In his senior year, Rouw’s class broke into beef, sheep and dairy teams and ran a student-managed farm.

Rouw took charge of dairy production.

At one point, when the students over-shipped their milk quota, he brokered a deal with a neighbouring dairy to lease some of the quota they weren’t using.

And while Lakeland instructors didn’t set their work hours, Rouw said he and his roommate would be in the barn at midnight if they had to.

“You get what you put into it,” he said.

Set on rolling prairie hills just a half hour from the Saskatchewan border, Rouw said Vermillion farming is a far cry from what he knows in Quick.

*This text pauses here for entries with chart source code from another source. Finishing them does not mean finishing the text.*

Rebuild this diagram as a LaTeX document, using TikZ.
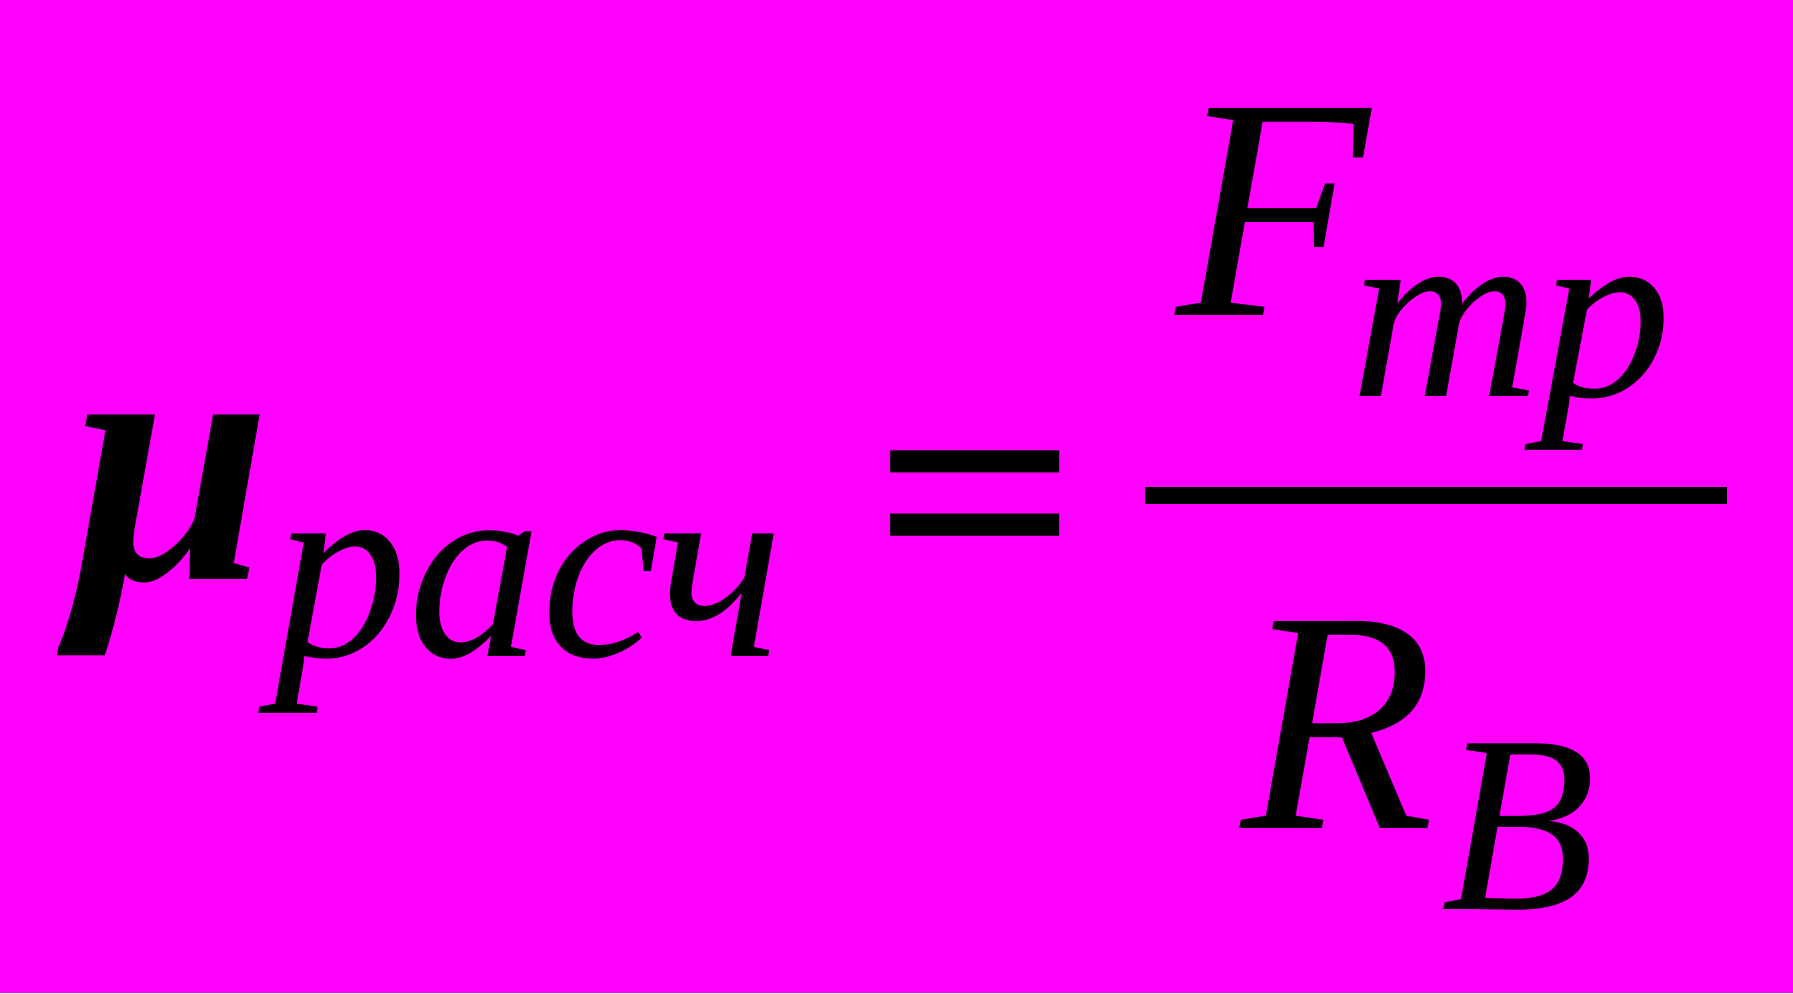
\documentclass[tikz,border=0pt]{standalone}
\usepackage{fontspec}
\setmainfont{Liberation Serif}
\usetikzlibrary{positioning}
\definecolor{bgpink}{RGB}{255,0,255}

\begin{document}
\begin{tikzpicture}[txt/.style={inner sep=0pt,anchor=base west},
  big/.style={font=\fontsize{90}{90}\selectfont\itshape},
  small/.style={font=\fontsize{72}{72}\selectfont\itshape}]

  \fill[bgpink] (0,0) rectangle (17.93,9.93);

  \node[txt,font=\fontsize{102}{102}\selectfont\bfseries\itshape] (mu) at (0.72,4.13) {μ};
  \node[txt,font=\fontsize{76}{76}\selectfont\itshape] (sub) at (2.74,3.36) {расч};
  \node[inner sep=0pt,xscale=1.15,font=\fontsize{90}{90}\selectfont\bfseries] (eq) at (9.76,4.68) {=};

  \coordinate (l) at (11.45,4.975);
  \coordinate (r) at (17.27,4.975);
  \draw[line width=0.17cm] (l) -- (r);

  \node[txt,big] (F) at (11.76,6.77) {F};
  \node[txt,font=\fontsize{72}{72}\selectfont\itshape,xscale=1.04] (tr) at (13.50,5.96) {тр};
  \node[txt,big] (R) at (12.41,1.64) {R};
  \node[txt,small] (B) at (14.41,0.84) {B};

\end{tikzpicture}
\end{document}
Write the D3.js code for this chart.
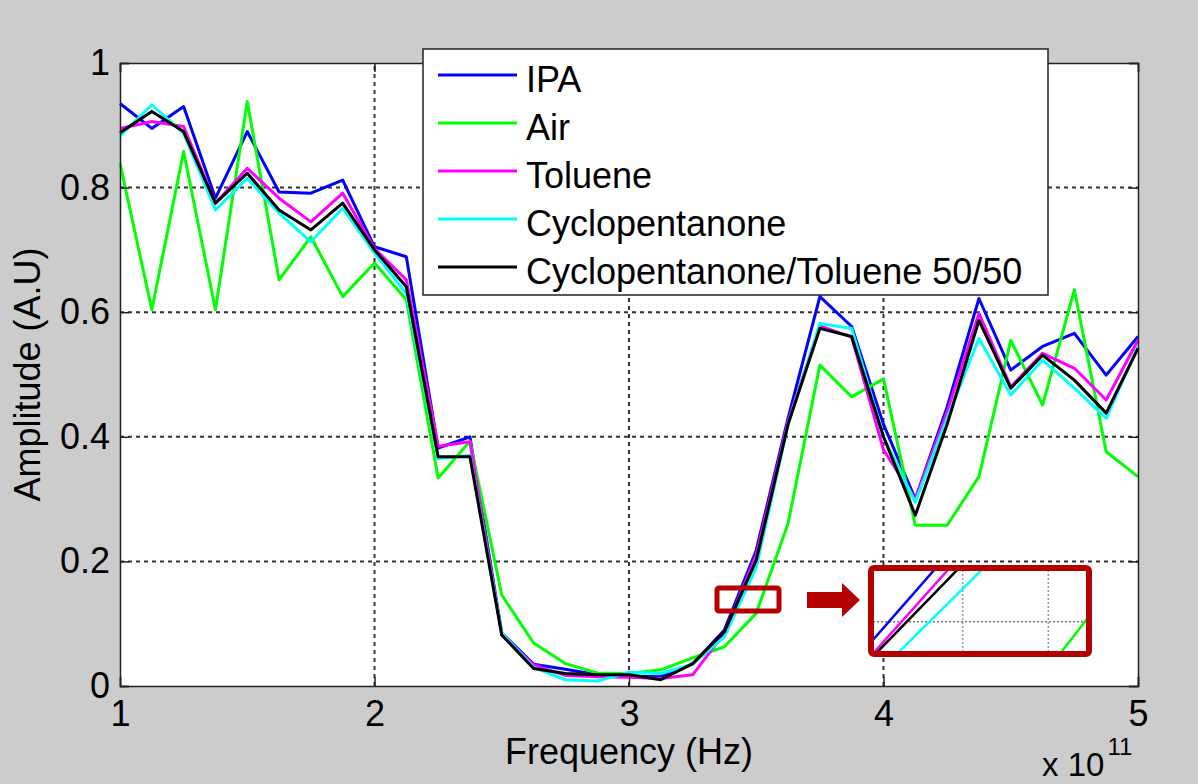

“They can build their barn and have their land right around them, whereas we’ve got the mountains and the creeks to fight with, trees to drive around,” he said.

Alberta dairies also have lower shipping costs, he said, noting most grain gets hauled here from Westlock, Alberta while Bulkley Valley milk has to be shipped either to Edmonton or to Abbotsford.

Those factors partly explain why Alberta dairies are nearly double the size of the national average.

While Rouw enjoyed seeing how Alberta farmers run their dairies, he is hoping that upcoming free-trade talks don’t shut down the Canadian milk quota system that is so vital to dairy farmers here.

“I think it’s good for Canada to control supply and demand in our own market,” he said.

“We can keep our dairies small, like family farms, rather having to upgrade to 500 cows just to make it.”

At $40,000 per cow, Rouw said Canada’s milk quota isn’t an easy thing to start on, even with the first-year break for starting farmers.

“A million dollars doesn’t seem like so much anymore.”

But working at his family’s Goldoni Dairy and Robin Creek farm, Rouw seems on track.

And whatever his dad might say, when asked about the number of girls studying at Lakeland, Rouw did admit they made up at least half the class.

“There’s lots of interest there,” he said. “On the prairies, everyone really likes the farm life.”